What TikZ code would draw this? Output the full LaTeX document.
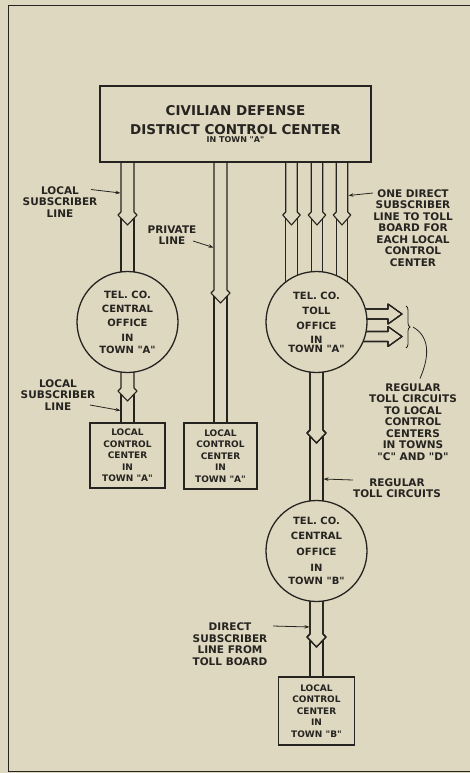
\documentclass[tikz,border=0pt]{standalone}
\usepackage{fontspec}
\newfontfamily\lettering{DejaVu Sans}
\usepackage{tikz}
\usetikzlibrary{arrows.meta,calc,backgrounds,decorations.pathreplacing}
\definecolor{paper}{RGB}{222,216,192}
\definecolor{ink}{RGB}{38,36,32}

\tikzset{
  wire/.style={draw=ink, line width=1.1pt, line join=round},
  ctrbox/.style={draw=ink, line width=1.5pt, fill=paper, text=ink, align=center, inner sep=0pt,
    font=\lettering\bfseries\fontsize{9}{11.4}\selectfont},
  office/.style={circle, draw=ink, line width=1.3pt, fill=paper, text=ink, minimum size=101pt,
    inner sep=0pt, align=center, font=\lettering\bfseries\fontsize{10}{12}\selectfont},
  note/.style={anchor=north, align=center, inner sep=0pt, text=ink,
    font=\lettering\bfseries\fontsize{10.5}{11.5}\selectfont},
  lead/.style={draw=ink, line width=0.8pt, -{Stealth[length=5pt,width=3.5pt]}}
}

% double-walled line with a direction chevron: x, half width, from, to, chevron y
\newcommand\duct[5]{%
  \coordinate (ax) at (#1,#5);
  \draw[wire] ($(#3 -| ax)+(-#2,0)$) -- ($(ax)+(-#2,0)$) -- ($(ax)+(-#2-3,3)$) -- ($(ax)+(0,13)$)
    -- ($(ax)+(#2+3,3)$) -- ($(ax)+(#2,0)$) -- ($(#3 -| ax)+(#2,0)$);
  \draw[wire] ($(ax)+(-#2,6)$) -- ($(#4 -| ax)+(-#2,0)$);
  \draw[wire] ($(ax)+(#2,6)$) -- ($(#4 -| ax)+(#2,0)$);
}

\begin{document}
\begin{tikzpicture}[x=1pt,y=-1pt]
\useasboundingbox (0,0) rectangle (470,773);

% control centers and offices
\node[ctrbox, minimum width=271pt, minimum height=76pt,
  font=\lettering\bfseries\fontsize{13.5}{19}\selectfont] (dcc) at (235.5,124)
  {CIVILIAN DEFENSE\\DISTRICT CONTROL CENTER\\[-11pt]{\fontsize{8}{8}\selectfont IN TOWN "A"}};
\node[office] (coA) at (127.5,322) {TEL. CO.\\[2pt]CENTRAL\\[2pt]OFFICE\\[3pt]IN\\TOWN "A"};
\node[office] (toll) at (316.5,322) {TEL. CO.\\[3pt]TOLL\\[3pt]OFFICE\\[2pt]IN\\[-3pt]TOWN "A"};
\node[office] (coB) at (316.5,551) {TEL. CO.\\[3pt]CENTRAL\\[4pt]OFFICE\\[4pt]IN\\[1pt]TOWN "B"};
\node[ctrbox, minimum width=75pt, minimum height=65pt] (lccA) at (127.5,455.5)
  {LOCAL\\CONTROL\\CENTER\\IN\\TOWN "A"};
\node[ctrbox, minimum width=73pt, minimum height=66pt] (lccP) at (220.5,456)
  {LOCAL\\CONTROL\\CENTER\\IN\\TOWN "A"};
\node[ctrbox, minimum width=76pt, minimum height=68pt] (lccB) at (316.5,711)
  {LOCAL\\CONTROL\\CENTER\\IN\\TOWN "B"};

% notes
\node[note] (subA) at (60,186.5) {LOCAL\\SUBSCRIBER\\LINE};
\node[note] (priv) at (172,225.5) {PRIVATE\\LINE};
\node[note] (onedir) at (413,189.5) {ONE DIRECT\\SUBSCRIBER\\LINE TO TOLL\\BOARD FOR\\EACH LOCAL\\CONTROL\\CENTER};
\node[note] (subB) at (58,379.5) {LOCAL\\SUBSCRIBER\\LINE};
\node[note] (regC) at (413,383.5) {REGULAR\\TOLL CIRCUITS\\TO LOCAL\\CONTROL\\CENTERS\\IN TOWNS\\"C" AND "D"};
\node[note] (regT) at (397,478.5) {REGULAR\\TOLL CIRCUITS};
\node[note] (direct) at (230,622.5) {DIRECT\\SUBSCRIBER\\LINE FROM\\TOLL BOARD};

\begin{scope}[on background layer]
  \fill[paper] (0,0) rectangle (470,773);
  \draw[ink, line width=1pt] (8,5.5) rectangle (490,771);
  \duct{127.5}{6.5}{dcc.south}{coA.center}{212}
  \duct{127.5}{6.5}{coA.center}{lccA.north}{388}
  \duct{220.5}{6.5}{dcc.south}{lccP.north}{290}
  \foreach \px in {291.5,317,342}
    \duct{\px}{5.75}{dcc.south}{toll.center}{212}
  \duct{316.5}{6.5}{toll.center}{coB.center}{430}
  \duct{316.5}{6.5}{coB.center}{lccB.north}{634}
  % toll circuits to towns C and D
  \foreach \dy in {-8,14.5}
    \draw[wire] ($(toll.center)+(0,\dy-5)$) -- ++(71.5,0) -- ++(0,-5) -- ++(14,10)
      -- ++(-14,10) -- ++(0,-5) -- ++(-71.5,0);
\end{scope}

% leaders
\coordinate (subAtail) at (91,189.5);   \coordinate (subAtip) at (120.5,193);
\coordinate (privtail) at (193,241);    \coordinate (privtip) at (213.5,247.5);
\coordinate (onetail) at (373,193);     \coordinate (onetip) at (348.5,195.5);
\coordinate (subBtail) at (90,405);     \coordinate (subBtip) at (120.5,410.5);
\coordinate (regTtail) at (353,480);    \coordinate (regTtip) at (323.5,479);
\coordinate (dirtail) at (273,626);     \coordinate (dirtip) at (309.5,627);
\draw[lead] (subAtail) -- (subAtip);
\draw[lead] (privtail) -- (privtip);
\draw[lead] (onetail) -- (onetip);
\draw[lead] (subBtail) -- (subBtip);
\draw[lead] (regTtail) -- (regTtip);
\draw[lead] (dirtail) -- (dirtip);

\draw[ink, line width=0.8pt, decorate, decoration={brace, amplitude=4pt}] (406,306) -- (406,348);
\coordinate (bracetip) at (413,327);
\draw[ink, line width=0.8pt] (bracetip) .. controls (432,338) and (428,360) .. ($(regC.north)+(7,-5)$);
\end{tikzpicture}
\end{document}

**WORK TO BE COMPLETED**
Give an exact reproduction of every line, leaving out any picture.

**SOLUTION FOR THIS TASK**
What TikZ code would draw this? Output the full LaTeX document.
\documentclass[tikz,border=0pt]{standalone}
\usepackage{fontspec}
\newfontfamily\lettering{DejaVu Sans}
\usepackage{tikz}
\usetikzlibrary{arrows.meta,calc,backgrounds,decorations.pathreplacing}
\definecolor{paper}{RGB}{222,216,192}
\definecolor{ink}{RGB}{38,36,32}

\tikzset{
  wire/.style={draw=ink, line width=1.1pt, line join=round},
  ctrbox/.style={draw=ink, line width=1.5pt, fill=paper, text=ink, align=center, inner sep=0pt,
    font=\lettering\bfseries\fontsize{9}{11.4}\selectfont},
  office/.style={circle, draw=ink, line width=1.3pt, fill=paper, text=ink, minimum size=101pt,
    inner sep=0pt, align=center, font=\lettering\bfseries\fontsize{10}{12}\selectfont},
  note/.style={anchor=north, align=center, inner sep=0pt, text=ink,
    font=\lettering\bfseries\fontsize{10.5}{11.5}\selectfont},
  lead/.style={draw=ink, line width=0.8pt, -{Stealth[length=5pt,width=3.5pt]}}
}

% double-walled line with a direction chevron: x, half width, from, to, chevron y
\newcommand\duct[5]{%
  \coordinate (ax) at (#1,#5);
  \draw[wire] ($(#3 -| ax)+(-#2,0)$) -- ($(ax)+(-#2,0)$) -- ($(ax)+(-#2-3,3)$) -- ($(ax)+(0,13)$)
    -- ($(ax)+(#2+3,3)$) -- ($(ax)+(#2,0)$) -- ($(#3 -| ax)+(#2,0)$);
  \draw[wire] ($(ax)+(-#2,6)$) -- ($(#4 -| ax)+(-#2,0)$);
  \draw[wire] ($(ax)+(#2,6)$) -- ($(#4 -| ax)+(#2,0)$);
}

\begin{document}
\begin{tikzpicture}[x=1pt,y=-1pt]
\useasboundingbox (0,0) rectangle (470,773);

% control centers and offices
\node[ctrbox, minimum width=271pt, minimum height=76pt,
  font=\lettering\bfseries\fontsize{13.5}{19}\selectfont] (dcc) at (235.5,124)
  {CIVILIAN DEFENSE\\DISTRICT CONTROL CENTER\\[-11pt]{\fontsize{8}{8}\selectfont IN TOWN "A"}};
\node[office] (coA) at (127.5,322) {TEL. CO.\\[2pt]CENTRAL\\[2pt]OFFICE\\[3pt]IN\\TOWN "A"};
\node[office] (toll) at (316.5,322) {TEL. CO.\\[3pt]TOLL\\[3pt]OFFICE\\[2pt]IN\\[-3pt]TOWN "A"};
\node[office] (coB) at (316.5,551) {TEL. CO.\\[3pt]CENTRAL\\[4pt]OFFICE\\[4pt]IN\\[1pt]TOWN "B"};
\node[ctrbox, minimum width=75pt, minimum height=65pt] (lccA) at (127.5,455.5)
  {LOCAL\\CONTROL\\CENTER\\IN\\TOWN "A"};
\node[ctrbox, minimum width=73pt, minimum height=66pt] (lccP) at (220.5,456)
  {LOCAL\\CONTROL\\CENTER\\IN\\TOWN "A"};
\node[ctrbox, minimum width=76pt, minimum height=68pt] (lccB) at (316.5,711)
  {LOCAL\\CONTROL\\CENTER\\IN\\TOWN "B"};

% notes
\node[note] (subA) at (60,186.5) {LOCAL\\SUBSCRIBER\\LINE};
\node[note] (priv) at (172,225.5) {PRIVATE\\LINE};
\node[note] (onedir) at (413,189.5) {ONE DIRECT\\SUBSCRIBER\\LINE TO TOLL\\BOARD FOR\\EACH LOCAL\\CONTROL\\CENTER};
\node[note] (subB) at (58,379.5) {LOCAL\\SUBSCRIBER\\LINE};
\node[note] (regC) at (413,383.5) {REGULAR\\TOLL CIRCUITS\\TO LOCAL\\CONTROL\\CENTERS\\IN TOWNS\\"C" AND "D"};
\node[note] (regT) at (397,478.5) {REGULAR\\TOLL CIRCUITS};
\node[note] (direct) at (230,622.5) {DIRECT\\SUBSCRIBER\\LINE FROM\\TOLL BOARD};

\begin{scope}[on background layer]
  \fill[paper] (0,0) rectangle (470,773);
  \draw[ink, line width=1pt] (8,5.5) rectangle (490,771);
  \duct{127.5}{6.5}{dcc.south}{coA.center}{212}
  \duct{127.5}{6.5}{coA.center}{lccA.north}{388}
  \duct{220.5}{6.5}{dcc.south}{lccP.north}{290}
  \foreach \px in {291.5,317,342}
    \duct{\px}{5.75}{dcc.south}{toll.center}{212}
  \duct{316.5}{6.5}{toll.center}{coB.center}{430}
  \duct{316.5}{6.5}{coB.center}{lccB.north}{634}
  % toll circuits to towns C and D
  \foreach \dy in {-8,14.5}
    \draw[wire] ($(toll.center)+(0,\dy-5)$) -- ++(71.5,0) -- ++(0,-5) -- ++(14,10)
      -- ++(-14,10) -- ++(0,-5) -- ++(-71.5,0);
\end{scope}

% leaders
\coordinate (subAtail) at (91,189.5);   \coordinate (subAtip) at (120.5,193);
\coordinate (privtail) at (193,241);    \coordinate (privtip) at (213.5,247.5);
\coordinate (onetail) at (373,193);     \coordinate (onetip) at (348.5,195.5);
\coordinate (subBtail) at (90,405);     \coordinate (subBtip) at (120.5,410.5);
\coordinate (regTtail) at (353,480);    \coordinate (regTtip) at (323.5,479);
\coordinate (dirtail) at (273,626);     \coordinate (dirtip) at (309.5,627);
\draw[lead] (subAtail) -- (subAtip);
\draw[lead] (privtail) -- (privtip);
\draw[lead] (onetail) -- (onetip);
\draw[lead] (subBtail) -- (subBtip);
\draw[lead] (regTtail) -- (regTtip);
\draw[lead] (dirtail) -- (dirtip);

\draw[ink, line width=0.8pt, decorate, decoration={brace, amplitude=4pt}] (406,306) -- (406,348);
\coordinate (bracetip) at (413,327);
\draw[ink, line width=0.8pt] (bracetip) .. controls (432,338) and (428,360) .. ($(regC.north)+(7,-5)$);
\end{tikzpicture}
\end{document}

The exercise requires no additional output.